### Supplied information ###
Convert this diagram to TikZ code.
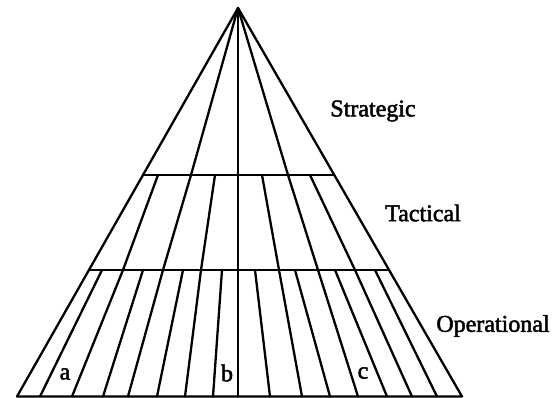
\documentclass[tikz,border=0pt]{standalone}
\usepackage{fontspec}
\setmainfont{Liberation Serif}
\newfontfamily\heavyserif[FakeBold=2]{Liberation Serif}
\begin{document}
\begin{tikzpicture}[x=1pt,y=-1pt,
  ln/.style={line width=2.3pt,line join=round,line cap=round},
  lvl/.style={font=\heavyserif\fontsize{24}{26}\selectfont,inner sep=0pt},
  lab/.style={font=\heavyserif\fontsize{24}{26}\selectfont,inner sep=0pt}]
\useasboundingbox (0,0) rectangle (560,398);
% apex and base corners
\coordinate (A) at (238,8);
\coordinate (BL) at (17,396.5);
\coordinate (BR) at (462,396.5);
\coordinate (BC) at (238,396.5);
% band boundaries on edges
\coordinate (S1L) at (143.4,175);
\coordinate (S1R) at (333.8,175);
\coordinate (S2L) at (89.3,270);
\coordinate (S2R) at (388.7,270);
% outline
\draw[ln] (BL) -- (A) -- (BR) -- cycle;
\draw[ln] (A) -- (BC);
\draw[ln] (S1L) -- (S1R);
\draw[ln] (S2L) -- (S2R);
% strategic dividers (through all levels)
\draw[ln] (A) -- (191,175) -- (163,270) -- (128,396.5);
\draw[ln] (A) -- (288,175) -- (318,270) -- (358,396.5);
% tactical dividers
\draw[ln] (158,175) -- (123,270) -- (72,396.5);
\draw[ln] (215,175) -- (201,270) -- (185,396.5);
\draw[ln] (262,175) -- (279,270) -- (302,396.5);
\draw[ln] (310,175) -- (355,270) -- (412,396.5);
% operational dividers
\foreach \t/\b in {102/40,143/103,183/157,222/213,255/270,295/330,335/387,375/437}
  \draw[ln] (\t,270) -- (\b,396.5);
% level labels
\node[lvl] (strat) at (373,111) {Strategic};
\node[lvl] (tact) at (423,213) {Tactical};
\node[lvl] (oper) at (493,326) {Operational};
% letters
\node[lab] (la) at (65,374) {a};
\node[lab] (lb) at (227,373) {b};
\node[lab] (lc) at (363,373) {c};
\end{tikzpicture}
\end{document}
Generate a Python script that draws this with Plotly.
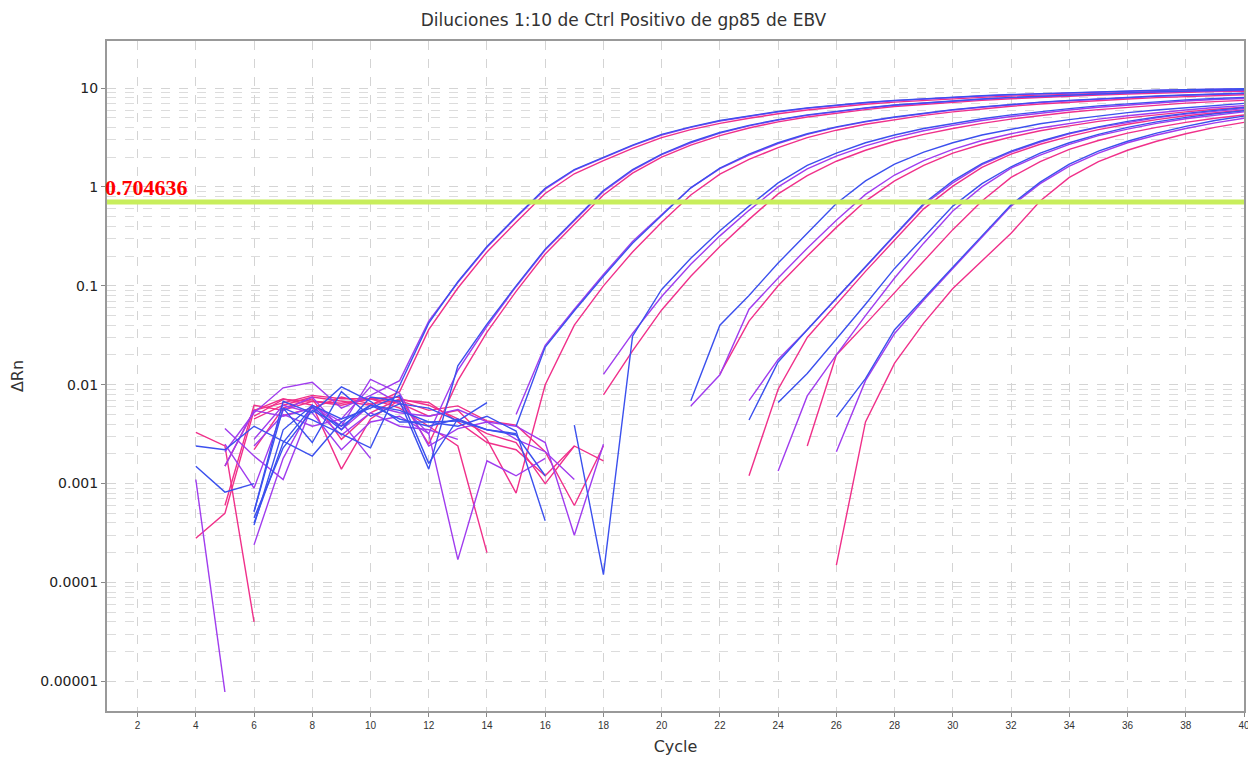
###
## The task
Without including any pictures, print all of the material exactly as given.

## Result for this exercise
Convert this diagram to TikZ code.
\documentclass[tikz,border=0pt]{standalone}
\usepackage{fontspec}
\setmainfont{Liberation Serif}
\newfontfamily\heavyserif[FakeBold=2]{Liberation Serif}
\begin{document}
\begin{tikzpicture}[x=1pt,y=-1pt,
  ln/.style={line width=2.3pt,line join=round,line cap=round},
  lvl/.style={font=\heavyserif\fontsize{24}{26}\selectfont,inner sep=0pt},
  lab/.style={font=\heavyserif\fontsize{24}{26}\selectfont,inner sep=0pt}]
\useasboundingbox (0,0) rectangle (560,398);
% apex and base corners
\coordinate (A) at (238,8);
\coordinate (BL) at (17,396.5);
\coordinate (BR) at (462,396.5);
\coordinate (BC) at (238,396.5);
% band boundaries on edges
\coordinate (S1L) at (143.4,175);
\coordinate (S1R) at (333.8,175);
\coordinate (S2L) at (89.3,270);
\coordinate (S2R) at (388.7,270);
% outline
\draw[ln] (BL) -- (A) -- (BR) -- cycle;
\draw[ln] (A) -- (BC);
\draw[ln] (S1L) -- (S1R);
\draw[ln] (S2L) -- (S2R);
% strategic dividers (through all levels)
\draw[ln] (A) -- (191,175) -- (163,270) -- (128,396.5);
\draw[ln] (A) -- (288,175) -- (318,270) -- (358,396.5);
% tactical dividers
\draw[ln] (158,175) -- (123,270) -- (72,396.5);
\draw[ln] (215,175) -- (201,270) -- (185,396.5);
\draw[ln] (262,175) -- (279,270) -- (302,396.5);
\draw[ln] (310,175) -- (355,270) -- (412,396.5);
% operational dividers
\foreach \t/\b in {102/40,143/103,183/157,222/213,255/270,295/330,335/387,375/437}
  \draw[ln] (\t,270) -- (\b,396.5);
% level labels
\node[lvl] (strat) at (373,111) {Strategic};
\node[lvl] (tact) at (423,213) {Tactical};
\node[lvl] (oper) at (493,326) {Operational};
% letters
\node[lab] (la) at (65,374) {a};
\node[lab] (lb) at (227,373) {b};
\node[lab] (lc) at (363,373) {c};
\end{tikzpicture}
\end{document}
Generate a Python script that draws this with Plotly.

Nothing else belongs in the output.